Dataset excerpt:
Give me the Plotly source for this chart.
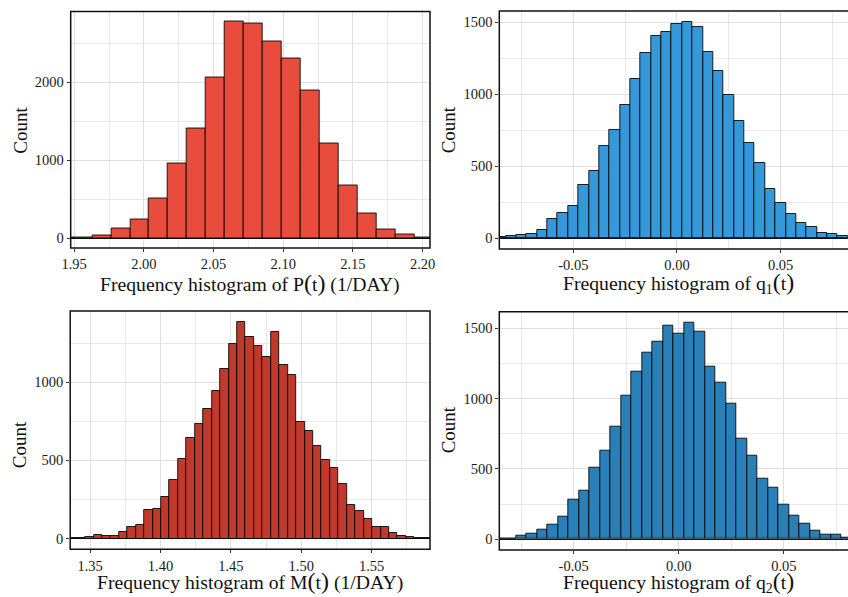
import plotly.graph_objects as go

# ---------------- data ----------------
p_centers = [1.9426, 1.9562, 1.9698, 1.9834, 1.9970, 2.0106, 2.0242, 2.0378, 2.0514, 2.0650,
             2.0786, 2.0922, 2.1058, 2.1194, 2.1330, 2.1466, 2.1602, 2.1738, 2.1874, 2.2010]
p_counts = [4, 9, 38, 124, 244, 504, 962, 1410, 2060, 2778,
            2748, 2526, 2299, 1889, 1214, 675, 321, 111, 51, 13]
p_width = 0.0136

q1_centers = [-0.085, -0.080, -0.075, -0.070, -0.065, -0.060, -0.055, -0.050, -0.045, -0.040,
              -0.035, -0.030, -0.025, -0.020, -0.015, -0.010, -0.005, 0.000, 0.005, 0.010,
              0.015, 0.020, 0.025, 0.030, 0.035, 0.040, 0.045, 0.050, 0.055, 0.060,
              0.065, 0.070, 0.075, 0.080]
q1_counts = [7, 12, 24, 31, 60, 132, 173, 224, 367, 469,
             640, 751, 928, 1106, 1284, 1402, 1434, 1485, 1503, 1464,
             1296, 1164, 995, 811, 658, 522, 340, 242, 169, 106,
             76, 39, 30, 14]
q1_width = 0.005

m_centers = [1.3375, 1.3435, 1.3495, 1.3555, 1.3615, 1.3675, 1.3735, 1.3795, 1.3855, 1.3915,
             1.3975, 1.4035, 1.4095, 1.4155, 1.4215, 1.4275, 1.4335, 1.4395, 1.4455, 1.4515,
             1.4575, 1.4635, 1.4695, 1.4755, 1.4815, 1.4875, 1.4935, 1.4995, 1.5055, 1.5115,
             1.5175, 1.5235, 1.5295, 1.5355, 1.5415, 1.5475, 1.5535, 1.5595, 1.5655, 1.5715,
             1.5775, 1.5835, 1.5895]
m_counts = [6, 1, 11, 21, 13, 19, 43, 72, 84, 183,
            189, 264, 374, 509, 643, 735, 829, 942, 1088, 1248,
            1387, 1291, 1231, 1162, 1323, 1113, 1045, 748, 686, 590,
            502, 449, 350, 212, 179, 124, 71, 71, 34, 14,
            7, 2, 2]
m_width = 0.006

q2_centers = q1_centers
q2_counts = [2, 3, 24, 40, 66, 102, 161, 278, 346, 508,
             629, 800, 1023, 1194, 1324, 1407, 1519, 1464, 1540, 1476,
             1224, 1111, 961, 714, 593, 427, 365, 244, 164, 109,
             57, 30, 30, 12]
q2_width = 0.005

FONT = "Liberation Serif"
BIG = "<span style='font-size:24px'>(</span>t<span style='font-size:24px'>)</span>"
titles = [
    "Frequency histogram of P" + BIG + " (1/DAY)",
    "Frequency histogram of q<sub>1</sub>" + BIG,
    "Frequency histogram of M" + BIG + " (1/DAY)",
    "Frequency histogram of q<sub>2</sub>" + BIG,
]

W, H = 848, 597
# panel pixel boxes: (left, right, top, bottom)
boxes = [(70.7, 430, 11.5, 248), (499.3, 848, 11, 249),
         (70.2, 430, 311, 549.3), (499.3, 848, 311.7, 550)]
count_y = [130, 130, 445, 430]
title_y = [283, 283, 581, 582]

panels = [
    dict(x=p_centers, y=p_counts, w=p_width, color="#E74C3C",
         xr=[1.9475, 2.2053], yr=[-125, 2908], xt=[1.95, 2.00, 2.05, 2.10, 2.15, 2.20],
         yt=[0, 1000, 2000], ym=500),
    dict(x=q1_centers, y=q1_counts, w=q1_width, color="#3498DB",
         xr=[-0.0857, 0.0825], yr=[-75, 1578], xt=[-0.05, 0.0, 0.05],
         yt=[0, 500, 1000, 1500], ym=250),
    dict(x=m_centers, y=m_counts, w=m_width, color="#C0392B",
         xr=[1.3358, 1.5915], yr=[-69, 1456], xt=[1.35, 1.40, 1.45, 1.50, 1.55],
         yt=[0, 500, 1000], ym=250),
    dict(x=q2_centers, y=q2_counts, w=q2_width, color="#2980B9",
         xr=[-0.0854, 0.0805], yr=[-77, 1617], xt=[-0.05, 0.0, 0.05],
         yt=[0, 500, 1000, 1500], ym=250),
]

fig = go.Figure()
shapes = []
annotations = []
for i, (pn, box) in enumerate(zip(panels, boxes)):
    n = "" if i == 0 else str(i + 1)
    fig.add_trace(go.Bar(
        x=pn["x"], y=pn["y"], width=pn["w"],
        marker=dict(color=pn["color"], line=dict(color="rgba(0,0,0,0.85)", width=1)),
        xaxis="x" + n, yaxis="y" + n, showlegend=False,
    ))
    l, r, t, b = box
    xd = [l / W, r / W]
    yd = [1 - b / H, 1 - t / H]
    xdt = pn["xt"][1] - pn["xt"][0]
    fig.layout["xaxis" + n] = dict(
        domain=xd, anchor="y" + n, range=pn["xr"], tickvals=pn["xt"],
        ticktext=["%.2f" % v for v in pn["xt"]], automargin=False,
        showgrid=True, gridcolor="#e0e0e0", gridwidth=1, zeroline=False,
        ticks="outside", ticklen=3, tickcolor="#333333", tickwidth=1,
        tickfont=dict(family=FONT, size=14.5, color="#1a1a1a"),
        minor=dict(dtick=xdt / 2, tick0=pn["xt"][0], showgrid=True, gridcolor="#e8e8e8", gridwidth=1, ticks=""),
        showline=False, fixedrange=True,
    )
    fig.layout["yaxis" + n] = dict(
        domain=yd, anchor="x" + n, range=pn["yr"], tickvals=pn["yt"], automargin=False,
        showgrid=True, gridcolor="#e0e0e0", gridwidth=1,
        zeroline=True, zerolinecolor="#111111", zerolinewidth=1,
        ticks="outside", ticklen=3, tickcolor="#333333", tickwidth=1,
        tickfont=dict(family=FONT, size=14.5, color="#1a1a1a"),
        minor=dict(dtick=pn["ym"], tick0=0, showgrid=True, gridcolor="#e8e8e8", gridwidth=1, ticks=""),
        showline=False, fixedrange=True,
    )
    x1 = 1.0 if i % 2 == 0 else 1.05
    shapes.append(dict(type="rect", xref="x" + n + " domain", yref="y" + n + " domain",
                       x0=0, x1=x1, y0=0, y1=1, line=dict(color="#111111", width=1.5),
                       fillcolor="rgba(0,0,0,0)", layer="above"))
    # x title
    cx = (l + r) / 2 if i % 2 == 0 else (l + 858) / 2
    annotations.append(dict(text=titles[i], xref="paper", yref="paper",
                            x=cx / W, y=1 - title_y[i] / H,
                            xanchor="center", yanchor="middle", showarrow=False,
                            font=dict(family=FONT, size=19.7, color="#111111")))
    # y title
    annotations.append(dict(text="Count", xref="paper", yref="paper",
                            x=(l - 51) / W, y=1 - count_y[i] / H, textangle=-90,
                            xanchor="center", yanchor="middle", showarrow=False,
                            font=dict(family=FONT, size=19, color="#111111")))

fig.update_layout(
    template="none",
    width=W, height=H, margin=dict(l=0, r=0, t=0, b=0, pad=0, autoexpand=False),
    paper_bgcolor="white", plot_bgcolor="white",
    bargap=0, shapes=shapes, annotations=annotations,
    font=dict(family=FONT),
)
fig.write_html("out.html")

Task: Transcribe each line above verbatim, with the pictures left out.

Final answer:
Give me the Plotly source for this chart.
import plotly.graph_objects as go

# ---------------- data ----------------
p_centers = [1.9426, 1.9562, 1.9698, 1.9834, 1.9970, 2.0106, 2.0242, 2.0378, 2.0514, 2.0650,
             2.0786, 2.0922, 2.1058, 2.1194, 2.1330, 2.1466, 2.1602, 2.1738, 2.1874, 2.2010]
p_counts = [4, 9, 38, 124, 244, 504, 962, 1410, 2060, 2778,
            2748, 2526, 2299, 1889, 1214, 675, 321, 111, 51, 13]
p_width = 0.0136

q1_centers = [-0.085, -0.080, -0.075, -0.070, -0.065, -0.060, -0.055, -0.050, -0.045, -0.040,
              -0.035, -0.030, -0.025, -0.020, -0.015, -0.010, -0.005, 0.000, 0.005, 0.010,
              0.015, 0.020, 0.025, 0.030, 0.035, 0.040, 0.045, 0.050, 0.055, 0.060,
              0.065, 0.070, 0.075, 0.080]
q1_counts = [7, 12, 24, 31, 60, 132, 173, 224, 367, 469,
             640, 751, 928, 1106, 1284, 1402, 1434, 1485, 1503, 1464,
             1296, 1164, 995, 811, 658, 522, 340, 242, 169, 106,
             76, 39, 30, 14]
q1_width = 0.005

m_centers = [1.3375, 1.3435, 1.3495, 1.3555, 1.3615, 1.3675, 1.3735, 1.3795, 1.3855, 1.3915,
             1.3975, 1.4035, 1.4095, 1.4155, 1.4215, 1.4275, 1.4335, 1.4395, 1.4455, 1.4515,
             1.4575, 1.4635, 1.4695, 1.4755, 1.4815, 1.4875, 1.4935, 1.4995, 1.5055, 1.5115,
             1.5175, 1.5235, 1.5295, 1.5355, 1.5415, 1.5475, 1.5535, 1.5595, 1.5655, 1.5715,
             1.5775, 1.5835, 1.5895]
m_counts = [6, 1, 11, 21, 13, 19, 43, 72, 84, 183,
            189, 264, 374, 509, 643, 735, 829, 942, 1088, 1248,
            1387, 1291, 1231, 1162, 1323, 1113, 1045, 748, 686, 590,
            502, 449, 350, 212, 179, 124, 71, 71, 34, 14,
            7, 2, 2]
m_width = 0.006

q2_centers = q1_centers
q2_counts = [2, 3, 24, 40, 66, 102, 161, 278, 346, 508,
             629, 800, 1023, 1194, 1324, 1407, 1519, 1464, 1540, 1476,
             1224, 1111, 961, 714, 593, 427, 365, 244, 164, 109,
             57, 30, 30, 12]
q2_width = 0.005

FONT = "Liberation Serif"
BIG = "<span style='font-size:24px'>(</span>t<span style='font-size:24px'>)</span>"
titles = [
    "Frequency histogram of P" + BIG + " (1/DAY)",
    "Frequency histogram of q<sub>1</sub>" + BIG,
    "Frequency histogram of M" + BIG + " (1/DAY)",
    "Frequency histogram of q<sub>2</sub>" + BIG,
]

W, H = 848, 597
# panel pixel boxes: (left, right, top, bottom)
boxes = [(70.7, 430, 11.5, 248), (499.3, 848, 11, 249),
         (70.2, 430, 311, 549.3), (499.3, 848, 311.7, 550)]
count_y = [130, 130, 445, 430]
title_y = [283, 283, 581, 582]

panels = [
    dict(x=p_centers, y=p_counts, w=p_width, color="#E74C3C",
         xr=[1.9475, 2.2053], yr=[-125, 2908], xt=[1.95, 2.00, 2.05, 2.10, 2.15, 2.20],
         yt=[0, 1000, 2000], ym=500),
    dict(x=q1_centers, y=q1_counts, w=q1_width, color="#3498DB",
         xr=[-0.0857, 0.0825], yr=[-75, 1578], xt=[-0.05, 0.0, 0.05],
         yt=[0, 500, 1000, 1500], ym=250),
    dict(x=m_centers, y=m_counts, w=m_width, color="#C0392B",
         xr=[1.3358, 1.5915], yr=[-69, 1456], xt=[1.35, 1.40, 1.45, 1.50, 1.55],
         yt=[0, 500, 1000], ym=250),
    dict(x=q2_centers, y=q2_counts, w=q2_width, color="#2980B9",
         xr=[-0.0854, 0.0805], yr=[-77, 1617], xt=[-0.05, 0.0, 0.05],
         yt=[0, 500, 1000, 1500], ym=250),
]

fig = go.Figure()
shapes = []
annotations = []
for i, (pn, box) in enumerate(zip(panels, boxes)):
    n = "" if i == 0 else str(i + 1)
    fig.add_trace(go.Bar(
        x=pn["x"], y=pn["y"], width=pn["w"],
        marker=dict(color=pn["color"], line=dict(color="rgba(0,0,0,0.85)", width=1)),
        xaxis="x" + n, yaxis="y" + n, showlegend=False,
    ))
    l, r, t, b = box
    xd = [l / W, r / W]
    yd = [1 - b / H, 1 - t / H]
    xdt = pn["xt"][1] - pn["xt"][0]
    fig.layout["xaxis" + n] = dict(
        domain=xd, anchor="y" + n, range=pn["xr"], tickvals=pn["xt"],
        ticktext=["%.2f" % v for v in pn["xt"]], automargin=False,
        showgrid=True, gridcolor="#e0e0e0", gridwidth=1, zeroline=False,
        ticks="outside", ticklen=3, tickcolor="#333333", tickwidth=1,
        tickfont=dict(family=FONT, size=14.5, color="#1a1a1a"),
        minor=dict(dtick=xdt / 2, tick0=pn["xt"][0], showgrid=True, gridcolor="#e8e8e8", gridwidth=1, ticks=""),
        showline=False, fixedrange=True,
    )
    fig.layout["yaxis" + n] = dict(
        domain=yd, anchor="x" + n, range=pn["yr"], tickvals=pn["yt"], automargin=False,
        showgrid=True, gridcolor="#e0e0e0", gridwidth=1,
        zeroline=True, zerolinecolor="#111111", zerolinewidth=1,
        ticks="outside", ticklen=3, tickcolor="#333333", tickwidth=1,
        tickfont=dict(family=FONT, size=14.5, color="#1a1a1a"),
        minor=dict(dtick=pn["ym"], tick0=0, showgrid=True, gridcolor="#e8e8e8", gridwidth=1, ticks=""),
        showline=False, fixedrange=True,
    )
    x1 = 1.0 if i % 2 == 0 else 1.05
    shapes.append(dict(type="rect", xref="x" + n + " domain", yref="y" + n + " domain",
                       x0=0, x1=x1, y0=0, y1=1, line=dict(color="#111111", width=1.5),
                       fillcolor="rgba(0,0,0,0)", layer="above"))
    # x title
    cx = (l + r) / 2 if i % 2 == 0 else (l + 858) / 2
    annotations.append(dict(text=titles[i], xref="paper", yref="paper",
                            x=cx / W, y=1 - title_y[i] / H,
                            xanchor="center", yanchor="middle", showarrow=False,
                            font=dict(family=FONT, size=19.7, color="#111111")))
    # y title
    annotations.append(dict(text="Count", xref="paper", yref="paper",
                            x=(l - 51) / W, y=1 - count_y[i] / H, textangle=-90,
                            xanchor="center", yanchor="middle", showarrow=False,
                            font=dict(family=FONT, size=19, color="#111111")))

fig.update_layout(
    template="none",
    width=W, height=H, margin=dict(l=0, r=0, t=0, b=0, pad=0, autoexpand=False),
    paper_bgcolor="white", plot_bgcolor="white",
    bargap=0, shapes=shapes, annotations=annotations,
    font=dict(family=FONT),
)
fig.write_html("out.html")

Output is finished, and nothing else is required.